Gun strategies continue beyond the Brady bill



WASHINGTON -- In signing the Brady bill requiring a five-day waiting period on the sale of handguns, President Clinton called it "step one in taking our streets back." It may be no more than that, but considering the carnage that handguns cause in the country -- one shooting every 20 minutes, Clinton said -- a first step has been sorely needed.

It has been a national disgrace that it has taken so long to achieve enactment -- more than 12 years after Jim Brady, its namesake, was felled in the hail of bullets intended to kill, and nearly did kill, President Ronald Reagan.

Passage was achieved, equally shamefully, without the active assistance of Reagan, for whom Brady was toiling as press secretary at the time. Reagan, after refusing to support the Brady bill during the rest of his eight-year tenure in the White House, reluctantly said he would back it during the term of his successor, George Bush, but Bush steadfastly refused.

The measure, which provides the time for background checks on purchasers to make sure they do not have criminal records or histories of mental problems, is often denigrated as virtually meaningless because handguns are so readily available from sources other than over-the-counter sales. But states that now have such waiting periods have identified and barred sales to those legally prohibited from purchasing them and report tens of thousands of such prohibitions.

According to the Washington Post, in four states alone with waiting periods -- Maryland, Virginia, Florida and California -- 47,000 disqualified buyers have been turned down in the last four years as a result of background checks.

The National Rifle Association, still on the firing line against any intrusions on what it insists is a constitutional right to bear arms, fought the bill to the 12th hour and will continue fighting. According to Mary Sue Faulkner, media liaison for the NRA, legislation will be pushed when Congress comes back in January to drop the waiting period after two years, rather than a cutoff after five years as stipulated in the Brady bill.

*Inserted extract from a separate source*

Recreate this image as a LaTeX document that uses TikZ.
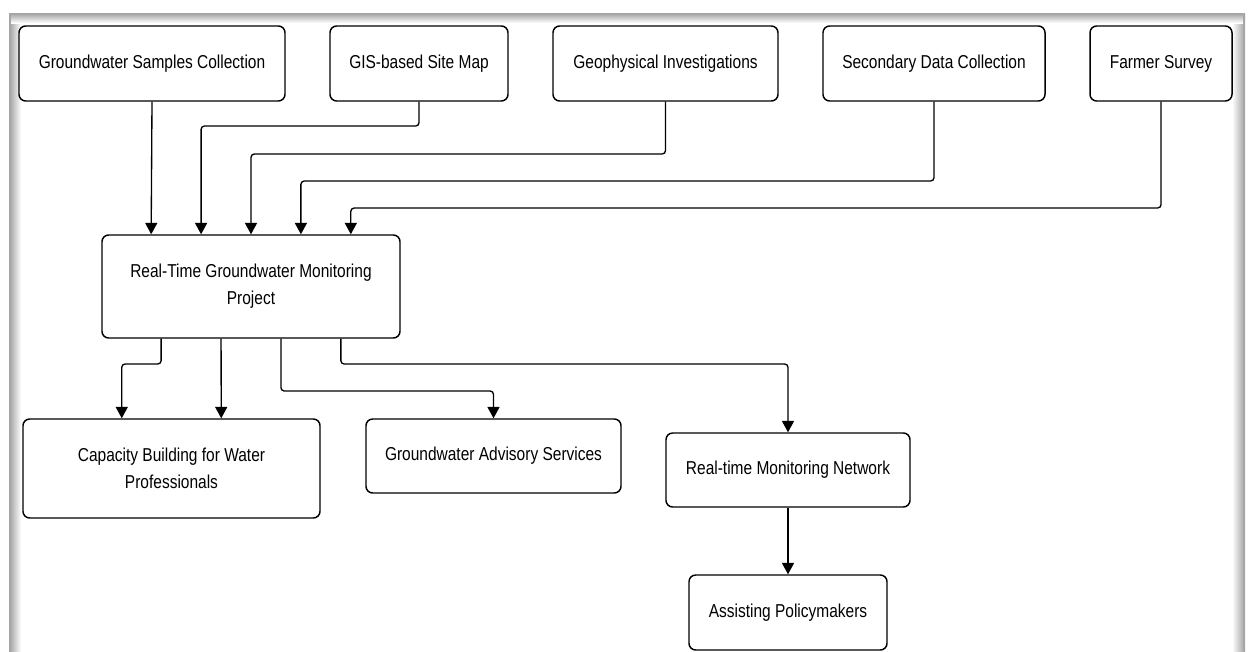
\documentclass[tikz,border=0pt]{standalone}
\usepackage{fontspec}
\setmainfont[FakeStretch=0.83]{Liberation Sans}
\usetikzlibrary{arrows.meta,calc}
\begin{document}
\begin{tikzpicture}[x=0.75pt,y=-0.75pt,
  box/.style={draw=black, line width=1.1pt, rounded corners=5pt, fill=white,
    align=center, inner sep=0pt, font=\fontsize{14pt}{20.25pt}\selectfont},
  arr/.style={draw=black, line width=1pt, rounded corners=2.5pt,
    -{Triangle[width=9pt,length=8.5pt]}}]
\useasboundingbox (0,0) rectangle (1248,651);
\fill[white] (0,0) rectangle (1248,651);
% frame with inner shadow
\shade[left color=gray!75, right color=white] (9,15) rectangle (21,651);
\shade[left color=white, right color=gray!75] (1232,15) rectangle (1245,651);
\shade[top color=gray!75, bottom color=white] (9,13) rectangle (1245,23);
\draw[gray!70, line width=1.5pt] (10,651) -- (10,14) -- (1244,14) -- (1244,651);

% top boxes
\node[box, minimum width=199.5pt, minimum height=56.25pt] (b1) at (152,63.5) {Groundwater Samples Collection};
\node[box, minimum width=133.5pt, minimum height=56.25pt] (b2) at (419,63.5) {GIS-based Site Map};
\node[box, minimum width=168.75pt, minimum height=56.25pt] (b3) at (665.5,63.5) {Geophysical Investigations};
\node[box, minimum width=166.5pt, minimum height=56.25pt] (b4) at (934,63.5) {Secondary Data Collection};
\node[box, minimum width=106.5pt, minimum height=56.25pt] (b5) at (1161,63.5) {Farmer Survey};

% central box
\node[box, minimum width=223.5pt, minimum height=77.25pt] (proj) at (251,286.5) {Real-Time Groundwater Monitoring\\Project};

% lower boxes
\node[box, minimum width=222.75pt, minimum height=74.25pt] (cap) at (171.5,468.5) {Capacity Building for Water\\Professionals};
\node[box, minimum width=191.25pt, minimum height=55.5pt] (adv) at (493.5,456) {Groundwater Advisory Services};
\node[box, minimum width=183pt, minimum height=55.5pt] (net) at (788,470) {Real-time Monitoring Network};
\node[box, minimum width=148.5pt, minimum height=56.25pt] (pol) at (788,612.5) {Assisting Policymakers};

% anchor points on the central box
\foreach \k in {1,...,5} {
  \coordinate (pin\k) at ($(proj.north west)!\k/6!(proj.north east)$);
}
\foreach \k in {1,...,4} {
  \coordinate (pout\k) at ($(proj.south west)!\k/5!(proj.south east)$);
}
\coordinate (cin1) at ($(cap.north west)!1/3!(cap.north east)$);
\coordinate (cin2) at ($(cap.north west)!2/3!(cap.north east)$);

% inputs
\draw[arr] (b1.south) -- (pin1);
\draw[arr] (b2.south) -- (b2.south |- 0,126) -| (pin2);
\draw[arr] (b3.south) -- (b3.south |- 0,154) -| (pin3);
\draw[arr] (b4.south) -- (b4.south |- 0,181) -| (pin4);
\draw[arr] (b5.south) -- (b5.south |- 0,208) -| (pin5);

% outputs
\draw[arr] (pout1) -- (pout1 |- 0,364) -| (cin1);
\draw[arr] (pout2) -- (cin2);
\draw[arr] (pout3) -- (pout3 |- 0,391) -| (adv.north);
\draw[arr] (pout4) -- (pout4 |- 0,364) -| (net.north);
\draw[arr] (net.south) -- (pol.north);
\end{tikzpicture}
\end{document}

By that time, a national computerized system is supposed to be in place to provide almost instant background checks. Under the bill, $200 million is to go to the states to help them upgrade their systems, many of which still rely on manual checks. Handgun control activists say they will fight for an extension if the system is not in place by the time the five years are up.

In the meantime, their lead organization, Handgun Control Inc., is preparing a comprehensive package of legislation that will include registration of handguns and mandatory safety training for purchasers. "When you buy a hair dryer," says the organization's spokeswoman, Susan Whitmore, "you get instructions telling you not to use it in the bathtub. But when you buy a handgun, you get nothing -- except maybe an application (( to join the NRA."

Another handgun control organization, the National Coalition to Ban Handguns, has the much more ambitious agenda of ending private handgun ownership outright. Jeff Muchnick, its legislative director, acknowledges that public opinion is not there yet, but says it is growing. He cites a Harris Survey of last summer showing 52 percent of Americans polled favored the ban.

The NRA, meanwhile, is working to focus anti-crime efforts away from gun control to criminal justice reform, including the so-called "three strikes and out" legislation passed in Washington state providing life imprisonment without parole after the commission of three felonies, and the building of more prisons.

At the same time, the NRA clings to the view that the Second Amendment guarantees the right of all individuals to bear arms, not just in the context of a "militia," as the wording of the Constitution indicates. Lower courts, however, have upheld outright bans since the Chicago suburb of Morton Grove enacted one 12 years ago.

Faulkner says the NRA hasn't taken the issue to the Supreme Court because there hasn't been a "critical mass" of cases. But ** the handgun foes say it's because the NRA knows it would lose and prefers to continue the "myth" of constitutional protection.